On Sunday, Trump reiterated his administration has reached out to Cuban officials for talks.
“Cuba is a failing nation — it has been for a long time, but now it doesn’t have Venezuela to prop it up, so we are talking to the people in Cuba, their highest people in Cuba,” he said speaking from Mar-a-Lago on Sunday. “I think we’re going to make a deal with Cuba. It’s in bad shape. Cuba has a humanitarian problem.”
“I want the people that came here and were horribly treated to be taken care of, to be able to go back,” he added.
Previously, he said on Air Force One that his administration was “starting to talk to Cuba. They need help, on a humanitarian basis.”
Trump also confirmed he asked Mexican President Claudia Sheinbaum to stop oil shipments to Cuba. Sheinbaum said in a statement Sunday that her government was sending other basic supplies to the island as humanitarian relief, while engaging in diplomatic efforts to try to continue sending oil as a humanitarian gesture “without confrontation.”
But even if the two governments are talking — which Cuba’s handpicked president has denied — Cuban authorities have resorted so far to their habitual defiant messaging against “imperialism” and risking further confrontation, and have ramped up harassment of U.S. diplomats on the island.
Since the capture of Venezuelan strongman Nicolás Maduro and Trump’s warning to Cuba to “make a deal before it’s too late,” Cuban leaders have been sending the message they are preparing for war, not for dialogue, appearing on television in military fatigues overseeing military exercises and training of the population.
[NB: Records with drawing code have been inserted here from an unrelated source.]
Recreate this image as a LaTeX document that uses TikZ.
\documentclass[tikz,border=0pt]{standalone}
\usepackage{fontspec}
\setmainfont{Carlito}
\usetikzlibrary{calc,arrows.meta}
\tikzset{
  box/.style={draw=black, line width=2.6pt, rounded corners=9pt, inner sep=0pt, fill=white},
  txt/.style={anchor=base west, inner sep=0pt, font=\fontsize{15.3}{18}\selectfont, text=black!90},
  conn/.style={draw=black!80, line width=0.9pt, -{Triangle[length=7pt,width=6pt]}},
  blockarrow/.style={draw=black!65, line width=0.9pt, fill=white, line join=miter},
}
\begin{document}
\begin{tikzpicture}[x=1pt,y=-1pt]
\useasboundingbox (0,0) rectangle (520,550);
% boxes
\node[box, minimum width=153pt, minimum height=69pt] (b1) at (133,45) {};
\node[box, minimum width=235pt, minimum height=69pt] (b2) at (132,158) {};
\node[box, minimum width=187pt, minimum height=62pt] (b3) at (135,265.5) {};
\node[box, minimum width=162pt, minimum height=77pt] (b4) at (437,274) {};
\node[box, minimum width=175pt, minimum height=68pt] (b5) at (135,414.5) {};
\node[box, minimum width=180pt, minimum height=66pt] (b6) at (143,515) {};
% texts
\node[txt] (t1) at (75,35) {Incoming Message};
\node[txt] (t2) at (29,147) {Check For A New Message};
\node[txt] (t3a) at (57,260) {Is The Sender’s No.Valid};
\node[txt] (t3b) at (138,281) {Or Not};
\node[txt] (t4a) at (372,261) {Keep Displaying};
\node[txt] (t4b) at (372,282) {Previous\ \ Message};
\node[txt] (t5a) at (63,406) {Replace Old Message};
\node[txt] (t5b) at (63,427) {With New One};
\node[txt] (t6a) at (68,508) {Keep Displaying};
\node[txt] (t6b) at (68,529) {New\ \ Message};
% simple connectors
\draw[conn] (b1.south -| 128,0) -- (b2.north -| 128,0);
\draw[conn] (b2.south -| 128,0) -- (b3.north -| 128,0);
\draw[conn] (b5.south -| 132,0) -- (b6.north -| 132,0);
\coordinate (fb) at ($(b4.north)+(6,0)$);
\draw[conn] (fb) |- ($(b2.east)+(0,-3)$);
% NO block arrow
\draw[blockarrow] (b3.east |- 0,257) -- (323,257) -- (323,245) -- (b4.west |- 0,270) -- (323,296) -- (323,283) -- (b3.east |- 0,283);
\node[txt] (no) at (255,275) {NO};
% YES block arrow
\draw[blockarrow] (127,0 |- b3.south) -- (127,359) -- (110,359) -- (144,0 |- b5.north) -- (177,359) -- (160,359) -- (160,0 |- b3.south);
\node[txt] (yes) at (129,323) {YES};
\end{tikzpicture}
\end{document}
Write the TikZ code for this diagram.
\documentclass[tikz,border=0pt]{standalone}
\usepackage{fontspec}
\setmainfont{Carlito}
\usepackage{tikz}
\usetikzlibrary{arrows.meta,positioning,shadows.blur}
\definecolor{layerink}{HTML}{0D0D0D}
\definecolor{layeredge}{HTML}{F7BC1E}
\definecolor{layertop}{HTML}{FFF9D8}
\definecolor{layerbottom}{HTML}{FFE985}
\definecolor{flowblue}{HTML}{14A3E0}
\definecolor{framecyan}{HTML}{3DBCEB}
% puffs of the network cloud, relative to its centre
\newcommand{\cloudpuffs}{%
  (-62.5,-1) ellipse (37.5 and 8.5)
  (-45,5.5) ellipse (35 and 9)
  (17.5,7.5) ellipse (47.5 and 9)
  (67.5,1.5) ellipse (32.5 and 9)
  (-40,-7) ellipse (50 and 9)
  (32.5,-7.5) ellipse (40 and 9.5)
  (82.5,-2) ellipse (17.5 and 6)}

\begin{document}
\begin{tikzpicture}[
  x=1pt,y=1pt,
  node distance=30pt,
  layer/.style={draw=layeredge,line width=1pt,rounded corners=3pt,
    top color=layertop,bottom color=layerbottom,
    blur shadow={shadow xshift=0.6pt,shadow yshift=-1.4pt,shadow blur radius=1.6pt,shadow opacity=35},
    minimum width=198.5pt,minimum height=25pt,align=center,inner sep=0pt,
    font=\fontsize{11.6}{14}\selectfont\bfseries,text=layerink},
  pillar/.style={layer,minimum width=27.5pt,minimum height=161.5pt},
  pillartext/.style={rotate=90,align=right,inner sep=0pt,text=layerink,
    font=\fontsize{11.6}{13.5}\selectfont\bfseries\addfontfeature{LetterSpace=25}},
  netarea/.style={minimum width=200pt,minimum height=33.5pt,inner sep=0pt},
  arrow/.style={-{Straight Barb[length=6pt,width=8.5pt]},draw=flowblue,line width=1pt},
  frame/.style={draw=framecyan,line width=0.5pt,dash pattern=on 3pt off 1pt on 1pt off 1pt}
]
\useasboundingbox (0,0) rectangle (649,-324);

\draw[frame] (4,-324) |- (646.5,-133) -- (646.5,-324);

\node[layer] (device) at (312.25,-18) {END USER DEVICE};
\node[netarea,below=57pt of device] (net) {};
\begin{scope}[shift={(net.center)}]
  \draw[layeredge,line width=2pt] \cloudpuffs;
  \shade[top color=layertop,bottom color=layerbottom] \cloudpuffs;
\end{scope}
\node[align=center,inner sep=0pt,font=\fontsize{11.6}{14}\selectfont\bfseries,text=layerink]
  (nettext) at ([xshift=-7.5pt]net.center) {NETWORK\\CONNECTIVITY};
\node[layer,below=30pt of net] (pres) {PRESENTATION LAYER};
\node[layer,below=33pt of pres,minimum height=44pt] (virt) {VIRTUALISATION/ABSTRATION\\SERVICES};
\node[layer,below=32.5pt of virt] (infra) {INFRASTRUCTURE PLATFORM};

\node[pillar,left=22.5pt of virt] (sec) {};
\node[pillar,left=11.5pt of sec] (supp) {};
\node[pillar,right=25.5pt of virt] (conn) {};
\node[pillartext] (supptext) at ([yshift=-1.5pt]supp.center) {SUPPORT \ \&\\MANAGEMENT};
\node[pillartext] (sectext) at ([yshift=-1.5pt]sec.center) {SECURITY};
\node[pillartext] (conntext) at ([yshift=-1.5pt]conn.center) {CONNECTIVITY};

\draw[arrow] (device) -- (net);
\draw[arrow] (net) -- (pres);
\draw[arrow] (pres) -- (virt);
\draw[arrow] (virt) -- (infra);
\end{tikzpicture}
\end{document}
Just hours before Sunday’s statement, Cuba’s leader blasted Trump’s measures as the actions of an “irrational empire.”
“We are prepared to face any additional blockade measures and any military threat or aggression with the same courage and determination as the 32 Cuban fighters who fell heroically on January 3 in Venezuela,” he said Saturday, in reference to the Cuban bodyguards who died trying to protect Maduro, who was apprehended by U.S. special forces during a military raid in Caracas.
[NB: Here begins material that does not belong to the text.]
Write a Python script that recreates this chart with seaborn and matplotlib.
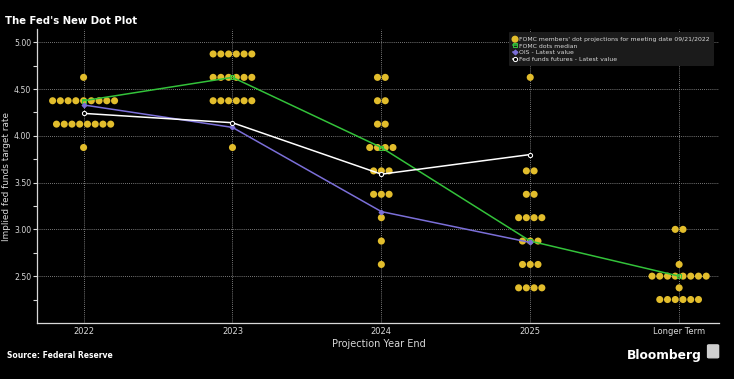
import numpy as np
import pandas as pd
import matplotlib.pyplot as plt
import seaborn as sns
from matplotlib.patches import FancyBboxPatch

# categories on the x axis
years = ["2022", "2023", "2024", "2025", "Longer Term"]

# FOMC dot projections: rate level -> number of participants
dots_2022 = {4.625: 1, 4.375: 9, 4.125: 8, 3.875: 1}
dots_2023 = {4.875: 6, 4.625: 6, 4.375: 6, 3.875: 1}
dots_2024 = {4.625: 2, 4.375: 2, 4.125: 2, 3.875: 4, 3.625: 3, 3.375: 3,
             3.125: 1, 2.875: 1, 2.625: 1}
dots_2025 = {4.625: 1, 3.625: 2, 3.375: 2, 3.125: 4, 2.875: 3, 2.625: 3,
             2.375: 4}
dots_longer = {3.0: 2, 2.625: 1, 2.5: 8, 2.375: 1, 2.25: 6}

median = [4.375, 4.625, 3.875, 2.875, 2.5]
ois = [4.33, 4.09, 3.19, 2.86]
futures = [4.24, 4.14, 3.59, 3.80]

all_dots = [dots_2022, dots_2023, dots_2024, dots_2025, dots_longer]

# lay the dots out side by side, centred on each category
step = 0.052
rows = []
for i, d in enumerate(all_dots):
    for rate, n in d.items():
        for k in range(n):
            rows.append({"x": i + (k - (n - 1) / 2) * step, "rate": rate})
df = pd.DataFrame(rows)

plt.rcParams['font.family'] = ['Liberation Sans Narrow', 'DejaVu Sans']
fig = plt.figure(figsize=(7.34, 3.79), dpi=100, facecolor="black")
ax = fig.add_axes([0.051, 0.148, 0.929, 0.775])
ax.set_facecolor("black")

fg = "#d8d8d8"
gold = "#e2bd2c"

sns.scatterplot(data=df, x="x", y="rate", ax=ax, color=gold, s=26,
                edgecolor="none", zorder=3,
                label="FOMC members' dot projections for meeting date 09/21/2022")
sns.lineplot(x=range(len(median)), y=median, ax=ax, color="#33c23a", lw=1.1,
             marker="s", markersize=3, markerfacecolor="none",
             markeredgecolor="#33c23a", zorder=4, label="FOMC dots median")
sns.lineplot(x=range(len(ois)), y=ois, ax=ax, color="#7b6fd8", lw=1.1,
             marker="D", markersize=2.5, markeredgecolor="#7b6fd8", zorder=4,
             label="OIS - Latest value")
sns.lineplot(x=range(len(futures)), y=futures, ax=ax, color="white", lw=1.1,
             marker="o", markersize=3, markerfacecolor="black",
             markeredgecolor="white", zorder=4,
             label="Fed funds futures - Latest value")

ax.set_xlim(-0.31, 4.27)
ax.set_ylim(2.0, 5.14)
ax.set_xticks(range(len(years)))
ax.set_xticklabels(years)
ax.set_yticks(np.arange(2.5, 5.01, 0.5))
ax.set_yticks(np.arange(2.25, 5.01, 0.25), minor=True)
ax.yaxis.set_major_formatter(plt.FormatStrFormatter("%.2f"))

ax.grid(True, which="major", color="#a0a0a0", linestyle=(0, (1, 1.5)), lw=0.6)
ax.tick_params(axis="y", which="both", colors=fg, labelsize=5.6, length=3,
               width=0.8, direction="out", pad=1.5)
ax.tick_params(axis="x", colors=fg, labelsize=6, length=0, pad=3)
for s in ["top", "right"]:
    ax.spines[s].set_visible(False)
for s in ["left", "bottom"]:
    ax.spines[s].set_color(fg)
    ax.spines[s].set_linewidth(0.9)

ax.set_xlabel("Projection Year End", color=fg, fontsize=7, labelpad=2)
ax.set_ylabel("Implied fed funds target rate", color=fg, fontsize=6.4)
ax.yaxis.set_label_coords(-0.039, 0.5)

leg = ax.legend(loc="upper right", fontsize=4.4, facecolor="#1b1b1b",
                edgecolor="none", framealpha=1, handlelength=0.6,
                handletextpad=0.4, labelspacing=0.25, borderpad=0.7,
                bbox_to_anchor=(0.997, 1.0))
for t in leg.get_texts():
    t.set_color(fg)

fig.text(0.007, 0.937, "The Fed's New Dot Plot", color="white", fontsize=7.3,
         fontweight="bold", family=["DejaVu Sans"])
fig.text(0.009, 0.055, "Source: Federal Reserve", color="white", fontsize=5.5,
         fontweight="bold", family=["DejaVu Sans"])
fig.text(0.956, 0.052, "Bloomberg", color="white", fontsize=8.8,
         fontweight="bold", ha="right", family=["DejaVu Sans"])
fig.patches.append(FancyBboxPatch((0.966, 0.058), 0.011, 0.03,
                                  boxstyle="round,pad=0.002", color="#cfcfcf",
                                  transform=fig.transFigure))

fig.savefig("out.png", dpi=100, facecolor="black")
During the weekend, members of Cuba’s communist organizations and government supporters gathered at several locations in Trinidad and Camaguey — outside a church, a hotel and restaurants — to heckle the chargé d’affaires at the U.S. Embassy in Havana, Mike Hammer, in what’s known as “acts of repudiation,” typically organized by the government and its state security agency. The videos show Cubans calling Hammer “murderer” and shouting, “You are not welcome in Cuba.”
Cuban police also stopped Hammer’s convoy on the road and briefly took his passport before they could continue to Camaguey.
U.S. diplomats in Cuba are under close surveillance and have been harassed in the past by state security agents. But at this delicate moment, the concern is that “someone wants to become the ‘hero’ of the revolution and does something stupid, or someone gets hurt,” a U.S. official said.
“The illegitimate Cuban regime must immediately stop its repressive acts of sending individuals to interfere with the diplomatic work of CDA Hammer and members of the @USembcuba team,” the State Department’s Western Hemisphere Affairs bureau said Sunday. “Our diplomats will continue to meet with the Cuban people despite the regime’s failed intimidation tactics.”